[Plotting code records]
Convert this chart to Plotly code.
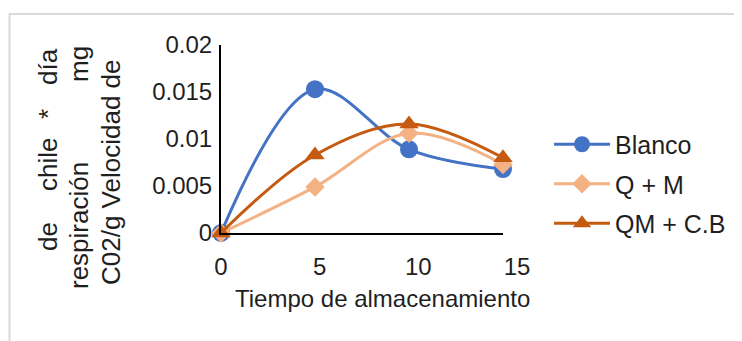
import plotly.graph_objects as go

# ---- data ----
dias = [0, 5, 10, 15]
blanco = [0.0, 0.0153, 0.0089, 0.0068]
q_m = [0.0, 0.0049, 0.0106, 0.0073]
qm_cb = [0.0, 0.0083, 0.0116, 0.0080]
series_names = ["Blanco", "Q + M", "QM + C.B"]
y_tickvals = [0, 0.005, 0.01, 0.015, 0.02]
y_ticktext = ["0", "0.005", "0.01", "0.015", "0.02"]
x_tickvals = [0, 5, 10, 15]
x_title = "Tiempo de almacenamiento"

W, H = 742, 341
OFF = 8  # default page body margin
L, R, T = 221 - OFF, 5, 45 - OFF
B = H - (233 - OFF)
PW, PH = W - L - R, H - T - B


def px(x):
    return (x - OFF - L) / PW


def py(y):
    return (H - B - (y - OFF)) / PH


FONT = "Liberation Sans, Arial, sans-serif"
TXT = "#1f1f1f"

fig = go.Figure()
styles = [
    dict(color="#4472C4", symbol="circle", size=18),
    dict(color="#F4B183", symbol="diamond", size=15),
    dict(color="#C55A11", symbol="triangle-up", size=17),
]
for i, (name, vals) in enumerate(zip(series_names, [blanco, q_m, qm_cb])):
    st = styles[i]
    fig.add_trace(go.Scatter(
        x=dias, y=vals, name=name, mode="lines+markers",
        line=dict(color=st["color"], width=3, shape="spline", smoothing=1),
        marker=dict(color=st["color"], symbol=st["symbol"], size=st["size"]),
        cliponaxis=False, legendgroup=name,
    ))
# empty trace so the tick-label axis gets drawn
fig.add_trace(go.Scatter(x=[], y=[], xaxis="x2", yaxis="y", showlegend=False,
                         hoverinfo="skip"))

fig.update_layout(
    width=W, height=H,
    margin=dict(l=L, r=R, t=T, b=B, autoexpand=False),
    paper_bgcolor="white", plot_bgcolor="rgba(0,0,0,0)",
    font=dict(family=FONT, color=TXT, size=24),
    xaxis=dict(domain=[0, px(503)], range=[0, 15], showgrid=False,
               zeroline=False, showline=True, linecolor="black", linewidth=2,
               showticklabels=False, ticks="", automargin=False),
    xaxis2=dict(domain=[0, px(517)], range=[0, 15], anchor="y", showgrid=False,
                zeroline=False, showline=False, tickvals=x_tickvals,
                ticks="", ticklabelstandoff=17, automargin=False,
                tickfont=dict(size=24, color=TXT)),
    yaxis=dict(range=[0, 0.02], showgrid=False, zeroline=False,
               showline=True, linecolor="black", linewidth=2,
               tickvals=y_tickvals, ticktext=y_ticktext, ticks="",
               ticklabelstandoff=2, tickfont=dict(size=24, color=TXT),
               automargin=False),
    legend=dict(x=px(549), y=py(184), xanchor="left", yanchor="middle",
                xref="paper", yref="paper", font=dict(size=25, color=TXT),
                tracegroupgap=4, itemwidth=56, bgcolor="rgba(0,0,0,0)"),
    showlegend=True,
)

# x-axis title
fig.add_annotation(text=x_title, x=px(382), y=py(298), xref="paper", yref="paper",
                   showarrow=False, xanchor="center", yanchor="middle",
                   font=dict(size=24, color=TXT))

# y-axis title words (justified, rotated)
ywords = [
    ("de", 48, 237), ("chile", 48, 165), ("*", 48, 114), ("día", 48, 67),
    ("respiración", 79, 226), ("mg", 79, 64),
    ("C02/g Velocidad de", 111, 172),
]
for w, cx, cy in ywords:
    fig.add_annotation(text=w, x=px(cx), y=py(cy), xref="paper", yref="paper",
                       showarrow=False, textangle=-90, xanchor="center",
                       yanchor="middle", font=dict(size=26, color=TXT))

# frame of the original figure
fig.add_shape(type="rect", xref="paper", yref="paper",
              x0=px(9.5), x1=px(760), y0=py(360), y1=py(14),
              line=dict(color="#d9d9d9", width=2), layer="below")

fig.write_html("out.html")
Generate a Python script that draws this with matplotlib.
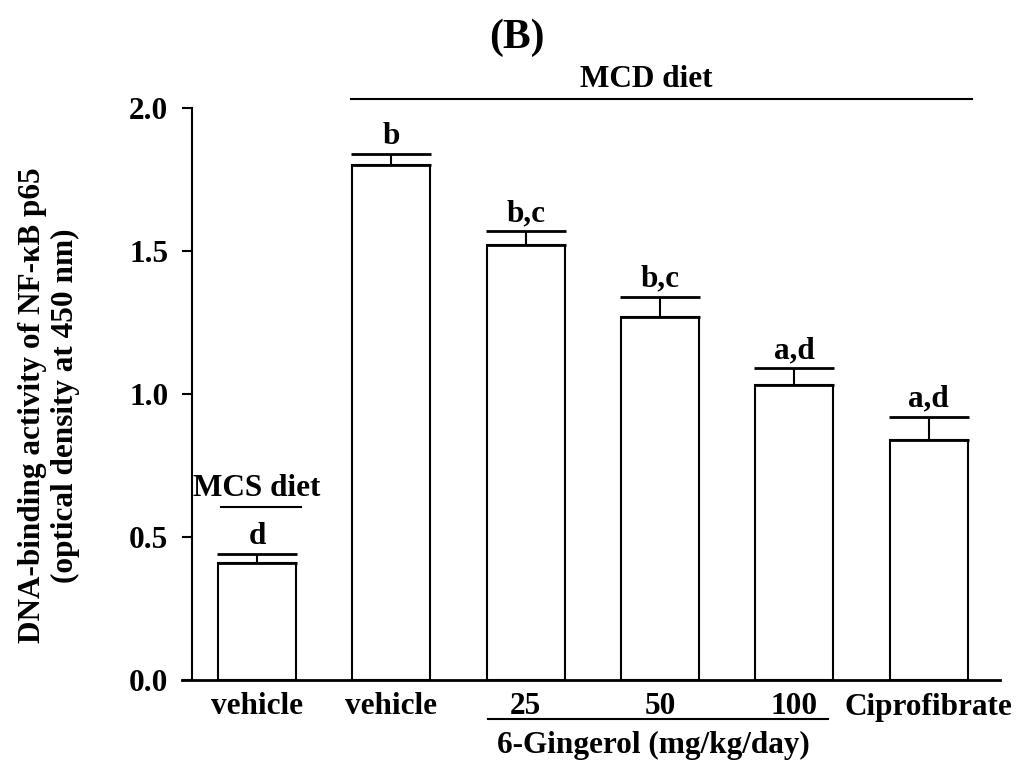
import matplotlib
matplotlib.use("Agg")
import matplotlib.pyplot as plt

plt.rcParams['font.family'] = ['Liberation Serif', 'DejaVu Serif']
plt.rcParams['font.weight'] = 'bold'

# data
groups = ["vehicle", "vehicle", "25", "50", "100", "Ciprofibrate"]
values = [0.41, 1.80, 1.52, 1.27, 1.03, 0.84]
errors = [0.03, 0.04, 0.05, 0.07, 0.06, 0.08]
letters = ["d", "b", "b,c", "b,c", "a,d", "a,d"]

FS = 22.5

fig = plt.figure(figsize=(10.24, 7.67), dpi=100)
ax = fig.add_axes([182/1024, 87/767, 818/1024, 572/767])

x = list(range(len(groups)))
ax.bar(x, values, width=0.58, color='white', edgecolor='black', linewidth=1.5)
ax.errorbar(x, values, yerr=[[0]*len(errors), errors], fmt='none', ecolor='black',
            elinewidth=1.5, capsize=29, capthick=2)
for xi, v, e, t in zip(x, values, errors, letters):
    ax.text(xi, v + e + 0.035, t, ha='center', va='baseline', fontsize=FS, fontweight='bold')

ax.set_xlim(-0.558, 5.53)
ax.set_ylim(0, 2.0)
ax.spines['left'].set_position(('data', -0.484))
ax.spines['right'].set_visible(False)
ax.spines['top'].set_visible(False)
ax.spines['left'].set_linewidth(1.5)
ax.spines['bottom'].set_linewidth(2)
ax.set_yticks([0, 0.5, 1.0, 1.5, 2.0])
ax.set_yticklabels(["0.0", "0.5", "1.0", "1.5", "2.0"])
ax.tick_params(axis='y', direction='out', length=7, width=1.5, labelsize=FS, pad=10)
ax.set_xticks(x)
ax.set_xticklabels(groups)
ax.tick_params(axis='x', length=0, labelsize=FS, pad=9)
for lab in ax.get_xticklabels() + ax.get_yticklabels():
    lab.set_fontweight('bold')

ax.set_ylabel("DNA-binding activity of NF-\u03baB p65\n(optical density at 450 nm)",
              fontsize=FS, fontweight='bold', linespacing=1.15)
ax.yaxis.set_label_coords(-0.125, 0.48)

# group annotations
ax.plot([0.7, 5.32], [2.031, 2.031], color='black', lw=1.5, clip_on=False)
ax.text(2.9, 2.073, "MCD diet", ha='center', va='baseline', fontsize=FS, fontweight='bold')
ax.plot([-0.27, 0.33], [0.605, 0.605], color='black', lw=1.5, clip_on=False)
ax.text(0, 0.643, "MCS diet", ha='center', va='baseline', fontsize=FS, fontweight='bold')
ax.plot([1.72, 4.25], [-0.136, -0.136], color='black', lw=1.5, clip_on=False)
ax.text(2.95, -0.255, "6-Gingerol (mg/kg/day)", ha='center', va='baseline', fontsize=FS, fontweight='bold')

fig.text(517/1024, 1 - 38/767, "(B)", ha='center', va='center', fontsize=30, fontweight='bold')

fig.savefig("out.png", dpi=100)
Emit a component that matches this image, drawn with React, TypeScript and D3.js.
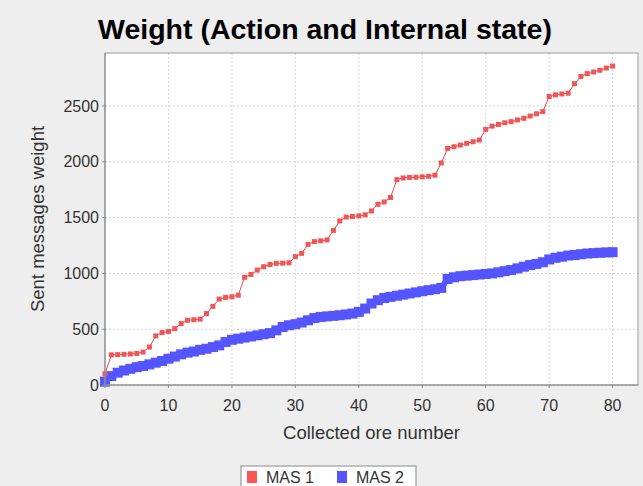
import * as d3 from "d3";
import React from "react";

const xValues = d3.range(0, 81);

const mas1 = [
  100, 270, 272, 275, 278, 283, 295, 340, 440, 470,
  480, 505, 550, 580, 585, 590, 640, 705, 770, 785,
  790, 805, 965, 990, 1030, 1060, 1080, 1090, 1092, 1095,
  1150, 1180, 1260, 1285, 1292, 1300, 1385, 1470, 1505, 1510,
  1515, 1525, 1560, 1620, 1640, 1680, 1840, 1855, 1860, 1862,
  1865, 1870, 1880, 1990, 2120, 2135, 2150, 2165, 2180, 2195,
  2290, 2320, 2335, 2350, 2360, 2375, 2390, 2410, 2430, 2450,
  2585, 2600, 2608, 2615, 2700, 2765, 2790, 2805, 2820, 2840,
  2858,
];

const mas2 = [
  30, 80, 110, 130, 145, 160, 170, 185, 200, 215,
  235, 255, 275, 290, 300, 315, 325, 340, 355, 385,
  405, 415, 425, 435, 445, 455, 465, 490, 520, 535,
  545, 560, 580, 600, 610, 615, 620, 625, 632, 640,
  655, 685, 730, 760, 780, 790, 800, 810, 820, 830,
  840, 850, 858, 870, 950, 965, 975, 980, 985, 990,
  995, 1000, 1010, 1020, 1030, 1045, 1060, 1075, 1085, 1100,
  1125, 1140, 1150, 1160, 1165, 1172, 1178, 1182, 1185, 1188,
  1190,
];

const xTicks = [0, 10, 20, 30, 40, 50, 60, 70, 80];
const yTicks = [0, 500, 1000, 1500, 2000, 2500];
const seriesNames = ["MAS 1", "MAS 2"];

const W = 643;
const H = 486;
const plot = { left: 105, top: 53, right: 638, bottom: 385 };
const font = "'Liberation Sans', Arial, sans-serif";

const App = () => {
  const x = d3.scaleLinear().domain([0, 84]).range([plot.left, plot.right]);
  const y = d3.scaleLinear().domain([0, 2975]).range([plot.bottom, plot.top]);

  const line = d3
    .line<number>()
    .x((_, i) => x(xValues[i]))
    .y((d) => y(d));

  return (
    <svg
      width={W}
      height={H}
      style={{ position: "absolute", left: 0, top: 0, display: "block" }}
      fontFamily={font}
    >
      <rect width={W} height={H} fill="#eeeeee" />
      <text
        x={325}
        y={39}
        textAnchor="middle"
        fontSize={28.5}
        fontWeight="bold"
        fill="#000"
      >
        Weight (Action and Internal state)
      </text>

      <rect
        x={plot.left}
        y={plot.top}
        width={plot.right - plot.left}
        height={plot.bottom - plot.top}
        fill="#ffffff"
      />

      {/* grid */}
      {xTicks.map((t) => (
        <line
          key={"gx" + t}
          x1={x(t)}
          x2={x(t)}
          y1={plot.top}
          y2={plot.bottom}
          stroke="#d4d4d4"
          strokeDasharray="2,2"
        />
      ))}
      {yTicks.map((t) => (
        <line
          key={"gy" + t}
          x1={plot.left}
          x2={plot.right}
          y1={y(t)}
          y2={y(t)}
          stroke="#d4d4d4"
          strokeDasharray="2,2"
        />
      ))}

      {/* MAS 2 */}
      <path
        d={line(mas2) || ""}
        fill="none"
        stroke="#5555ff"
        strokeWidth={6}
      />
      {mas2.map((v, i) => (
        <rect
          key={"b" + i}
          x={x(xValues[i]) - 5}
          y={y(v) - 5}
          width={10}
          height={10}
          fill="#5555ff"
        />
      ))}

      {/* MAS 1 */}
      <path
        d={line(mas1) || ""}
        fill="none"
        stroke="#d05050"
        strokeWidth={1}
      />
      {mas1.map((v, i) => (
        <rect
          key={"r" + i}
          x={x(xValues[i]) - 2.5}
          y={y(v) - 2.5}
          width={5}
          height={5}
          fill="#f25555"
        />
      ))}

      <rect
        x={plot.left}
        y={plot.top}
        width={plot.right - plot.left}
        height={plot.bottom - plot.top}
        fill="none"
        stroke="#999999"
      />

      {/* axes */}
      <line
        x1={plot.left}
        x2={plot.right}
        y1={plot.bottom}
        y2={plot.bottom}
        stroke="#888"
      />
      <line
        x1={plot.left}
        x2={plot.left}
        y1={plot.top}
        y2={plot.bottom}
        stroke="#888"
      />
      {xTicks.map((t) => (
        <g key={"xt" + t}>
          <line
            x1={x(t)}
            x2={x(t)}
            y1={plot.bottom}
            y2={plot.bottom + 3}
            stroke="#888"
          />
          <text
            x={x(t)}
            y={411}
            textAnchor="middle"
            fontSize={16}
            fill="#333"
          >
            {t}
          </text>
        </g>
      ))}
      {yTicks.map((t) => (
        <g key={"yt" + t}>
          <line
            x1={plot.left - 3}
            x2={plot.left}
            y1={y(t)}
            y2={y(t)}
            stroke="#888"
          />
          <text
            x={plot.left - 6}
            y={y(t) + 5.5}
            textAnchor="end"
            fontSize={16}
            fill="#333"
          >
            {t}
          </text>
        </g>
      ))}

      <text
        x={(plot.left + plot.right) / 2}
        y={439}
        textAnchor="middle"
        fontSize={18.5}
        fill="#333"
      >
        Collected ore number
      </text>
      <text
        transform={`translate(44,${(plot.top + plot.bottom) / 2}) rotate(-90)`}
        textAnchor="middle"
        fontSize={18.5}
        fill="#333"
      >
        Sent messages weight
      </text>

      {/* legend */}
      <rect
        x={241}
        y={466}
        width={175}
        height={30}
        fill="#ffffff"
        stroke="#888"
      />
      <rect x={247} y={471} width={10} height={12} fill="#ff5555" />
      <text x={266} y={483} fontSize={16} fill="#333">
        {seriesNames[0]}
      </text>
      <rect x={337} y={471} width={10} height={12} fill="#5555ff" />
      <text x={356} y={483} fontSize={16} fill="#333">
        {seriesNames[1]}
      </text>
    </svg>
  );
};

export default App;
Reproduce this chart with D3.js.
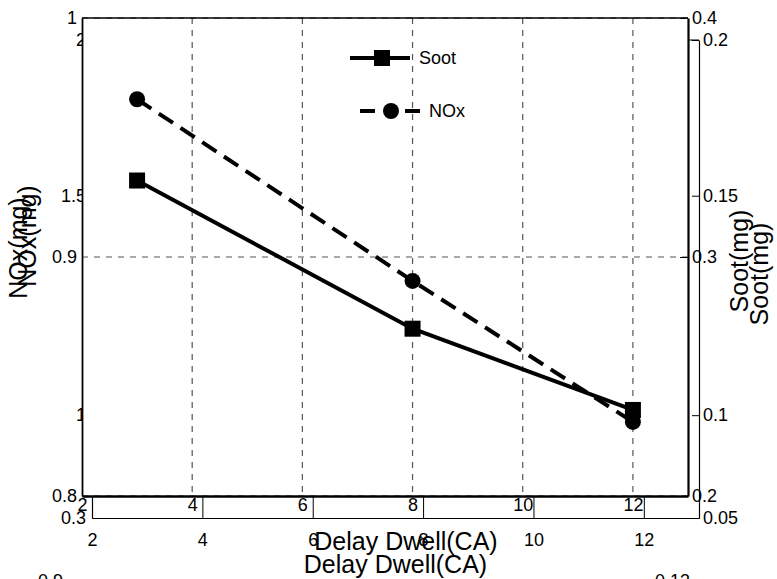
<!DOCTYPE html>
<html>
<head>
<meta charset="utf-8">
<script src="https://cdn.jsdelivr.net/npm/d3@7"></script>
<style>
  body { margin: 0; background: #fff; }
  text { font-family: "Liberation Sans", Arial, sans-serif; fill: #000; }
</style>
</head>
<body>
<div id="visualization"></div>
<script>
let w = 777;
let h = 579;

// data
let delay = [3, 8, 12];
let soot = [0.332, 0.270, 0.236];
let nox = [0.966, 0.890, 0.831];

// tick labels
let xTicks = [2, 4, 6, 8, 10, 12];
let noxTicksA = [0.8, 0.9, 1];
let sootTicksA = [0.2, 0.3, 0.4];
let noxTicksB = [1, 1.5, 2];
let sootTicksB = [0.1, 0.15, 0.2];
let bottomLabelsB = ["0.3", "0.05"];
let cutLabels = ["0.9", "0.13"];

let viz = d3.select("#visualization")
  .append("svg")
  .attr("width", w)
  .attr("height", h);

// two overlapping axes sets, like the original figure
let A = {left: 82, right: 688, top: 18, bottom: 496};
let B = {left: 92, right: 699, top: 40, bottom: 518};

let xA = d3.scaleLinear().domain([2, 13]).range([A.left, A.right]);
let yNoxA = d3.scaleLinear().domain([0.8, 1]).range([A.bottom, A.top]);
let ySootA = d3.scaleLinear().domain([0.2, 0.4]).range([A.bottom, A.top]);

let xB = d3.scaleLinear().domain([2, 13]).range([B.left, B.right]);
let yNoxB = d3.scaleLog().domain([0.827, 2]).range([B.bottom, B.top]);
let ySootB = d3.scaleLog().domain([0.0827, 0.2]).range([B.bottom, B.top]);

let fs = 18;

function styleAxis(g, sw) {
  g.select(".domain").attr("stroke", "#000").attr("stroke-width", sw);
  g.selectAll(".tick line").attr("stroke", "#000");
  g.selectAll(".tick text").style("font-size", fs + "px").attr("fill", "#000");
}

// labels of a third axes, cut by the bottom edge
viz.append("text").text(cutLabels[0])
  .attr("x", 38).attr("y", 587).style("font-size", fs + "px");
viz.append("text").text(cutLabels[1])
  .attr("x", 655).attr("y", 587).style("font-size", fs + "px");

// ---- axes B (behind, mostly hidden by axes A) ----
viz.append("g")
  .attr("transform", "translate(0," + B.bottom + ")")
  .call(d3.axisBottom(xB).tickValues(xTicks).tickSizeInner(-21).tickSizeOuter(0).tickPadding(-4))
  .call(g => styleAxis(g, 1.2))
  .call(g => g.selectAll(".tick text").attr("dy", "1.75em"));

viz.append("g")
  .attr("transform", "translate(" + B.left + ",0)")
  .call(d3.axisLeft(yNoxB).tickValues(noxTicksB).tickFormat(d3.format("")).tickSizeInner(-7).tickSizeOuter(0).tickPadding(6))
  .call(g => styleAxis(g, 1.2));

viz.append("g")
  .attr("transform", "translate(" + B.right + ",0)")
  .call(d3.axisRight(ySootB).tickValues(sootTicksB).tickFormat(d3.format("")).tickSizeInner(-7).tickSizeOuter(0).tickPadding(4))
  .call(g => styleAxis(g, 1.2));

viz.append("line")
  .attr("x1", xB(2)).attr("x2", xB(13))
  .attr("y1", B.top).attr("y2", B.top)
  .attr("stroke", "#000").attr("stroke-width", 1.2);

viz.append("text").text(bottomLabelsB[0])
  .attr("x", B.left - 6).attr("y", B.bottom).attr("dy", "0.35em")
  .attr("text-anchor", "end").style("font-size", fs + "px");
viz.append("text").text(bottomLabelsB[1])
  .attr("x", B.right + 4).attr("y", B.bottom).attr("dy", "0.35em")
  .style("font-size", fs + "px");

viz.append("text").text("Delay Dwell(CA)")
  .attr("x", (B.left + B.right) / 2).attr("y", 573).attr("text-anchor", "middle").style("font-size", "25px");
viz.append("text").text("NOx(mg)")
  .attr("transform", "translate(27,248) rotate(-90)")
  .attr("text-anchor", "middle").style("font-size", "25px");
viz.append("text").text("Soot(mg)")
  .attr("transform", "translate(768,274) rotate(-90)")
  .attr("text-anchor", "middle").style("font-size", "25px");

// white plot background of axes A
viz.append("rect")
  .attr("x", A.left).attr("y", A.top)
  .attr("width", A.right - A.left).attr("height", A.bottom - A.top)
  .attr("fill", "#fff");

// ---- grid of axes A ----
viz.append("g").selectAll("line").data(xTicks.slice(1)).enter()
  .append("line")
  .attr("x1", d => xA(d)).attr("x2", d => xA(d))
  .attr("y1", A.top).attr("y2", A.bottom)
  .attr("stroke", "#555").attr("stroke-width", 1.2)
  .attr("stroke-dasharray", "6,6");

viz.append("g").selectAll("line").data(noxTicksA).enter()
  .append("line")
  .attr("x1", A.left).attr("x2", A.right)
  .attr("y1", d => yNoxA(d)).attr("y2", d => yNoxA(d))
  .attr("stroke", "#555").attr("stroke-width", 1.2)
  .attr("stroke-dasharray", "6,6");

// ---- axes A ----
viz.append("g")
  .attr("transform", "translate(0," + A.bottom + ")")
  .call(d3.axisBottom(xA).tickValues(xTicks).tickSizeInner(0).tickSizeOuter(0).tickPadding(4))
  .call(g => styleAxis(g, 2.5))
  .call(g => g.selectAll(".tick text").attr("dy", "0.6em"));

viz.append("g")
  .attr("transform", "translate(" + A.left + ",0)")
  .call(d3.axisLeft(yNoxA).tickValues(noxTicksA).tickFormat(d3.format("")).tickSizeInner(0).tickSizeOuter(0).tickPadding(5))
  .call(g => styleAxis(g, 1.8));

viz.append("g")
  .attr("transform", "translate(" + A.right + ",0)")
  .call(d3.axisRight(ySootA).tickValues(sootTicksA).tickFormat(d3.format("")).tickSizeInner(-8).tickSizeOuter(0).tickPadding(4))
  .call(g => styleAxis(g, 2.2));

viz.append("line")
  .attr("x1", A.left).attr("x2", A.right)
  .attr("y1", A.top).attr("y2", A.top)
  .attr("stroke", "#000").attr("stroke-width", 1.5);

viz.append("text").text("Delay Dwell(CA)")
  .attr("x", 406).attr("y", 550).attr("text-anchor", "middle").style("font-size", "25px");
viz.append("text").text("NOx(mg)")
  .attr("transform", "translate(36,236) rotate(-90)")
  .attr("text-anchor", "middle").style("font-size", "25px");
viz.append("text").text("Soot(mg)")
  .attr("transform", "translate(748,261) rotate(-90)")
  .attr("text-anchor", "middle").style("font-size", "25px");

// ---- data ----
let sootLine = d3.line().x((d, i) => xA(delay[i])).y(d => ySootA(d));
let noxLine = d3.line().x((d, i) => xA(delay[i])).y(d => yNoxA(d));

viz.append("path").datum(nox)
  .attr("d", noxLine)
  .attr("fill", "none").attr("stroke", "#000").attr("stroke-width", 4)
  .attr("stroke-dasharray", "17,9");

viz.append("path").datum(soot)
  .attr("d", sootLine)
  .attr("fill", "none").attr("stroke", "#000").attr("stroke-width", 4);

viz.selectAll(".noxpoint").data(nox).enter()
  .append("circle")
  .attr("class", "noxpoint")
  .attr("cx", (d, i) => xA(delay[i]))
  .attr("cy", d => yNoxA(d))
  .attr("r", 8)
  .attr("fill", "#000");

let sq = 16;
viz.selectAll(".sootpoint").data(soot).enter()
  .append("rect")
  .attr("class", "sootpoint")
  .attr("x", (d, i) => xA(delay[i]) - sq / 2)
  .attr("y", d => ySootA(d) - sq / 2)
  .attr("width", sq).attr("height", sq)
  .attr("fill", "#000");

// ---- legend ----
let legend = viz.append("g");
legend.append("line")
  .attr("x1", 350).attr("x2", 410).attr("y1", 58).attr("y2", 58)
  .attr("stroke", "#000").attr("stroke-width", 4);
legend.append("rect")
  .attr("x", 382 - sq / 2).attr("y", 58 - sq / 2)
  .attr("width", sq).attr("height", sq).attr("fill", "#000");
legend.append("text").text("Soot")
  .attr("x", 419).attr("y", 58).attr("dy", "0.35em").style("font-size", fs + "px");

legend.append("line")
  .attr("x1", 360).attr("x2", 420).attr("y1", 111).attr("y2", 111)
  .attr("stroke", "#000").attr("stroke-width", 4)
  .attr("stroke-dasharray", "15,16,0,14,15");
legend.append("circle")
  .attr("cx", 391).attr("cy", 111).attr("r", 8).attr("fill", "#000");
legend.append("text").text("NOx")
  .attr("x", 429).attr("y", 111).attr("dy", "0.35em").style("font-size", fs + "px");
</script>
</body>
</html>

- **PROBLEM DESCRIPTION**:
Nothing but the lines from the start of the records above through the line with "import plotly.graph_objects as go" should be retyped, each exactly as written; leave out all pictures.

- **RESULT OF THIS EXERCISE**:
Convert this chart to Plotly code.
import plotly.graph_objects as go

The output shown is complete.